===== MATERIAL FOR THIS EXERCISE =====
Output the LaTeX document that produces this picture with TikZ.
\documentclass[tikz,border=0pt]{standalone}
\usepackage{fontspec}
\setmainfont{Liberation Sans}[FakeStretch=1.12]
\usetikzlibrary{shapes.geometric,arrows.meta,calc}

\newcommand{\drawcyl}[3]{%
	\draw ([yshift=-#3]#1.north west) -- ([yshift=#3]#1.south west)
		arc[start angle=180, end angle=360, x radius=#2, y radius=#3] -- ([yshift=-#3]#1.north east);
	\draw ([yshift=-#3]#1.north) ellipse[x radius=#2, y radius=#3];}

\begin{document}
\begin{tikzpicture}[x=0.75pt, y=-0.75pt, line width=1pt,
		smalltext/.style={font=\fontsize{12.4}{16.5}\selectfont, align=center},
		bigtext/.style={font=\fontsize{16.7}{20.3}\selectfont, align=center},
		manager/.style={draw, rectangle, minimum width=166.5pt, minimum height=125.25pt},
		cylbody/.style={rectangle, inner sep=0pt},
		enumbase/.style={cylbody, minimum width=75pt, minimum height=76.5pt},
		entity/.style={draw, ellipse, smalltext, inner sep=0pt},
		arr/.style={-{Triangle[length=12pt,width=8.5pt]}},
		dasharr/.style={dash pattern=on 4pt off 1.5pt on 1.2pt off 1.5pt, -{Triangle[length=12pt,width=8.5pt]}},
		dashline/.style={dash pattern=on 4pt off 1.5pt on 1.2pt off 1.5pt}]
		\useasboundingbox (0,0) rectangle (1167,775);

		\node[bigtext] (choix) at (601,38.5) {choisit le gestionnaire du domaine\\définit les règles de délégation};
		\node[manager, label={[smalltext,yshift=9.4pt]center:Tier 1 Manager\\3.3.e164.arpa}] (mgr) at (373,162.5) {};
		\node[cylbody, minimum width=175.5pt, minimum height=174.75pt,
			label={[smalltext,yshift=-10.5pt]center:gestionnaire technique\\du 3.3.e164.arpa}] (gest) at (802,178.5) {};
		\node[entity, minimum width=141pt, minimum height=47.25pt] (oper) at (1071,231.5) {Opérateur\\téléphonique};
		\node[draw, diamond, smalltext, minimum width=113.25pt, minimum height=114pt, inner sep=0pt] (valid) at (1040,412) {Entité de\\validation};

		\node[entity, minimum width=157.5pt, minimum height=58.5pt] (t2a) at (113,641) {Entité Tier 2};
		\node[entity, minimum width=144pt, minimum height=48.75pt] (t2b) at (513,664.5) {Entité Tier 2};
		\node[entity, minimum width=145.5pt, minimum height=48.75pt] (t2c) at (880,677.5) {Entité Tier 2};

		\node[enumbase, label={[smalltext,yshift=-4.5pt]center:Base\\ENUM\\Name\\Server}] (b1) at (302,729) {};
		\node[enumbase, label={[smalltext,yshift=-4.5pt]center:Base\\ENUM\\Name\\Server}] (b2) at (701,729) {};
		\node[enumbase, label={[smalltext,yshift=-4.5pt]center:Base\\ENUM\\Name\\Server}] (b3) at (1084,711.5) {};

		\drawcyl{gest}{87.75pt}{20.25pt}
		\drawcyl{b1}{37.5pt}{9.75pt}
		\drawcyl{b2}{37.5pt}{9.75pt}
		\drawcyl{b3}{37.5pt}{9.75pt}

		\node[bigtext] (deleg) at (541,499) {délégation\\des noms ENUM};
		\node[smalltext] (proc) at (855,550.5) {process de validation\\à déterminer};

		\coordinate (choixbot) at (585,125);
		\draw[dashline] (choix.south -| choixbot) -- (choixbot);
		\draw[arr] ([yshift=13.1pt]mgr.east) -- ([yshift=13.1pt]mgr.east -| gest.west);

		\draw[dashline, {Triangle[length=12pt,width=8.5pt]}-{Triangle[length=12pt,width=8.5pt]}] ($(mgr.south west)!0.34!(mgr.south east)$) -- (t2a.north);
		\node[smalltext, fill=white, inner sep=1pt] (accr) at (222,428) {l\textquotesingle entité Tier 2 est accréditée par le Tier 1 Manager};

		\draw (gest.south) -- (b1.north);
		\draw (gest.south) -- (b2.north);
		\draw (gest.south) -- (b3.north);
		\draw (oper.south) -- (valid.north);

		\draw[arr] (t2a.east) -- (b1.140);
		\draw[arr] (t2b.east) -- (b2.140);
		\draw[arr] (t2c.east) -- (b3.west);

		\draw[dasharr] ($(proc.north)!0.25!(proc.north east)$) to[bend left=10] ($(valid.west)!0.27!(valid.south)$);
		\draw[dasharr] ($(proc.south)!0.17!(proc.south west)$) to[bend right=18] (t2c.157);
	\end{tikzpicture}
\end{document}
=====
===== MATERIAL FOR THIS EXERCISE =====
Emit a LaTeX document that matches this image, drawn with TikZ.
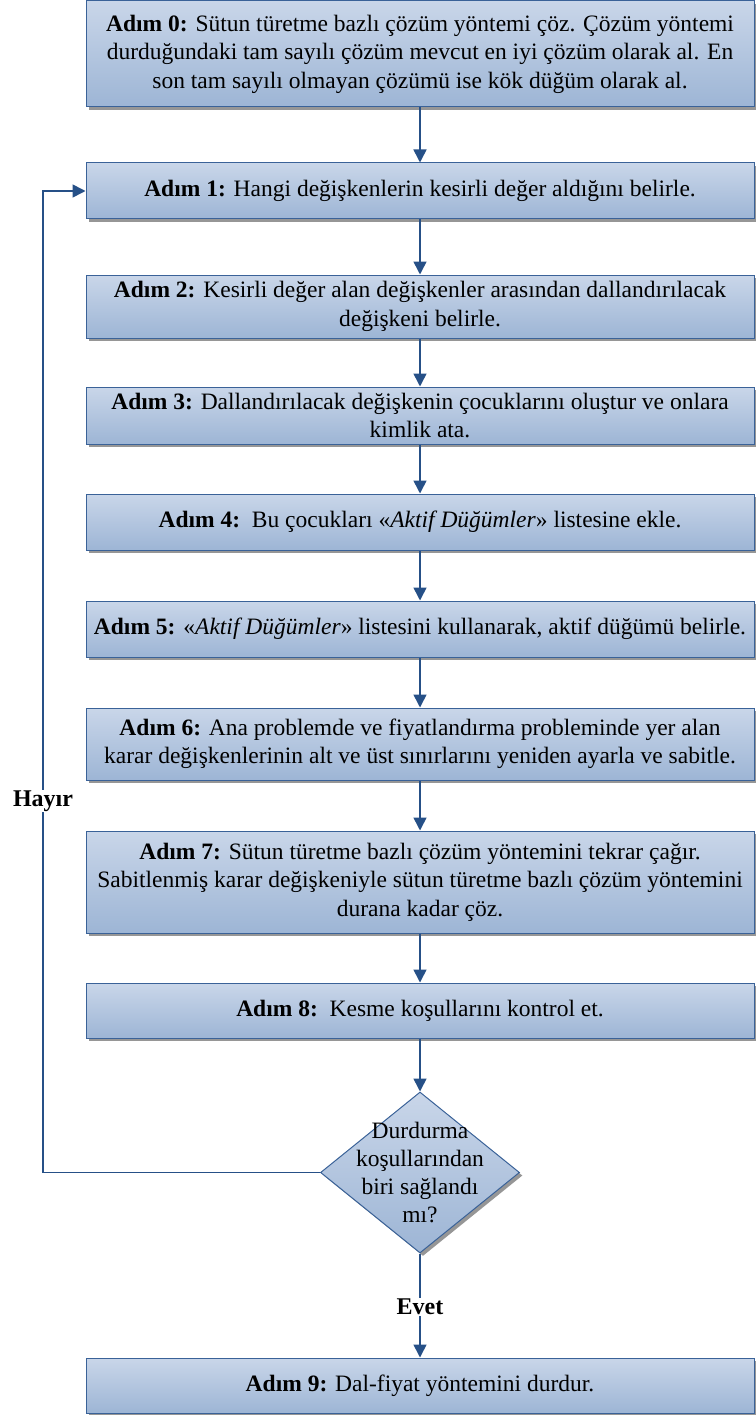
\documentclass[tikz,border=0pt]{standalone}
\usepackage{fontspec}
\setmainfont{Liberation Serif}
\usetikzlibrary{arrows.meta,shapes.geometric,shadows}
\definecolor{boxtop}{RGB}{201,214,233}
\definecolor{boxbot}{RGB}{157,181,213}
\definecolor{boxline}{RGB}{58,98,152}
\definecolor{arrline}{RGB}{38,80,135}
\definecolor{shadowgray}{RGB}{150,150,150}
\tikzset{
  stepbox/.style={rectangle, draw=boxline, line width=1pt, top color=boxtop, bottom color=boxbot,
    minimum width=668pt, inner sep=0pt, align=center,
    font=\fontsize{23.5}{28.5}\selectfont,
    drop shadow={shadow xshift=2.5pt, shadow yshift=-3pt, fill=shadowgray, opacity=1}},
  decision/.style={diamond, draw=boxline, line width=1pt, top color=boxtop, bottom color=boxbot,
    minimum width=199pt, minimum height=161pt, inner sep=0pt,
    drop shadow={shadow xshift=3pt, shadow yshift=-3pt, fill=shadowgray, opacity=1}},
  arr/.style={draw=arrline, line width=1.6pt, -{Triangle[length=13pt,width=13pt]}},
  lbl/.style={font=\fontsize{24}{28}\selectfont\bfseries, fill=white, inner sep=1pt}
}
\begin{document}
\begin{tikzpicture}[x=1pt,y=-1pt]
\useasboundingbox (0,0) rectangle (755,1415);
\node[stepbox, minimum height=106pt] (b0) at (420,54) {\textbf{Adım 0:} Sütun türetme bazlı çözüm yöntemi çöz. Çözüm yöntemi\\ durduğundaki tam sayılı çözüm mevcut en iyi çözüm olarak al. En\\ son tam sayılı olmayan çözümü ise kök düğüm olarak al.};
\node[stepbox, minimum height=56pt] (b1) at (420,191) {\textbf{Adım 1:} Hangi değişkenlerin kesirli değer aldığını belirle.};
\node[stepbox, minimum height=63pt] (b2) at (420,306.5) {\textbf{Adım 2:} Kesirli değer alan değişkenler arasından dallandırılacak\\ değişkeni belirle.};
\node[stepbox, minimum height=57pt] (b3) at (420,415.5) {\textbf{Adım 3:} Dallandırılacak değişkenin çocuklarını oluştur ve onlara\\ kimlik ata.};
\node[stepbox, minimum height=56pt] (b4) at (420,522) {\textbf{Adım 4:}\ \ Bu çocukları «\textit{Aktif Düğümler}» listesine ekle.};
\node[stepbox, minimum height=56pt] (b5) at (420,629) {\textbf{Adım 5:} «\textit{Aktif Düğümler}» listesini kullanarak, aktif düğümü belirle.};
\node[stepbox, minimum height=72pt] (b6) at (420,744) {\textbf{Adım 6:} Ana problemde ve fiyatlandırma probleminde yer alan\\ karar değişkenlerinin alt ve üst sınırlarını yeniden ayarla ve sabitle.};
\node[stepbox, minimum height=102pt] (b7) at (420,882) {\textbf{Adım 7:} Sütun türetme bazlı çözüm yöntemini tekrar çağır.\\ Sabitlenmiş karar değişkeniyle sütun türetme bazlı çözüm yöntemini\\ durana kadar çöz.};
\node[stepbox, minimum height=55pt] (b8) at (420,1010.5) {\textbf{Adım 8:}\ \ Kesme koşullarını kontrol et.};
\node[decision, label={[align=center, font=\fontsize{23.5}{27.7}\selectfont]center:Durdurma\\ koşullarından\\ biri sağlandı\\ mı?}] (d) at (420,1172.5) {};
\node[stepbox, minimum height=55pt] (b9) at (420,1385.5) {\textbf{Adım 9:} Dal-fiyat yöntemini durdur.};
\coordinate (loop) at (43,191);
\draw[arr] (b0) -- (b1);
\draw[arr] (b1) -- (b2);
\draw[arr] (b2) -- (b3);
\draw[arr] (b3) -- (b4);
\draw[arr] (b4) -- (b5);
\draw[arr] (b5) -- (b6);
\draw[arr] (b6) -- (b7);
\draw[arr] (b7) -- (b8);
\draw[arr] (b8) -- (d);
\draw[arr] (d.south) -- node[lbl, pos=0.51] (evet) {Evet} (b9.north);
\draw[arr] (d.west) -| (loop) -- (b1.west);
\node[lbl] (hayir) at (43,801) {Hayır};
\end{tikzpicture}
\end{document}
=====
:: INSTRUCTION ::
Starting at the line that contains "Output the LaTeX", repeat each line exactly, and stop after the line that contains "diamond, smalltext, minimum".

:: FULL SOLUTION ::
Output the LaTeX document that produces this picture with TikZ.
\documentclass[tikz,border=0pt]{standalone}
\usepackage{fontspec}
\setmainfont{Liberation Sans}[FakeStretch=1.12]
\usetikzlibrary{shapes.geometric,arrows.meta,calc}

\newcommand{\drawcyl}[3]{%
	\draw ([yshift=-#3]#1.north west) -- ([yshift=#3]#1.south west)
		arc[start angle=180, end angle=360, x radius=#2, y radius=#3] -- ([yshift=-#3]#1.north east);
	\draw ([yshift=-#3]#1.north) ellipse[x radius=#2, y radius=#3];}

\begin{document}
\begin{tikzpicture}[x=0.75pt, y=-0.75pt, line width=1pt,
		smalltext/.style={font=\fontsize{12.4}{16.5}\selectfont, align=center},
		bigtext/.style={font=\fontsize{16.7}{20.3}\selectfont, align=center},
		manager/.style={draw, rectangle, minimum width=166.5pt, minimum height=125.25pt},
		cylbody/.style={rectangle, inner sep=0pt},
		enumbase/.style={cylbody, minimum width=75pt, minimum height=76.5pt},
		entity/.style={draw, ellipse, smalltext, inner sep=0pt},
		arr/.style={-{Triangle[length=12pt,width=8.5pt]}},
		dasharr/.style={dash pattern=on 4pt off 1.5pt on 1.2pt off 1.5pt, -{Triangle[length=12pt,width=8.5pt]}},
		dashline/.style={dash pattern=on 4pt off 1.5pt on 1.2pt off 1.5pt}]
		\useasboundingbox (0,0) rectangle (1167,775);

		\node[bigtext] (choix) at (601,38.5) {choisit le gestionnaire du domaine\\définit les règles de délégation};
		\node[manager, label={[smalltext,yshift=9.4pt]center:Tier 1 Manager\\3.3.e164.arpa}] (mgr) at (373,162.5) {};
		\node[cylbody, minimum width=175.5pt, minimum height=174.75pt,
			label={[smalltext,yshift=-10.5pt]center:gestionnaire technique\\du 3.3.e164.arpa}] (gest) at (802,178.5) {};
		\node[entity, minimum width=141pt, minimum height=47.25pt] (oper) at (1071,231.5) {Opérateur\\téléphonique};
		\node[draw, diamond, smalltext, minimum width=113.25pt, minimum height=114pt, inner sep=0pt] (valid) at (1040,412) {Entité de\\validation};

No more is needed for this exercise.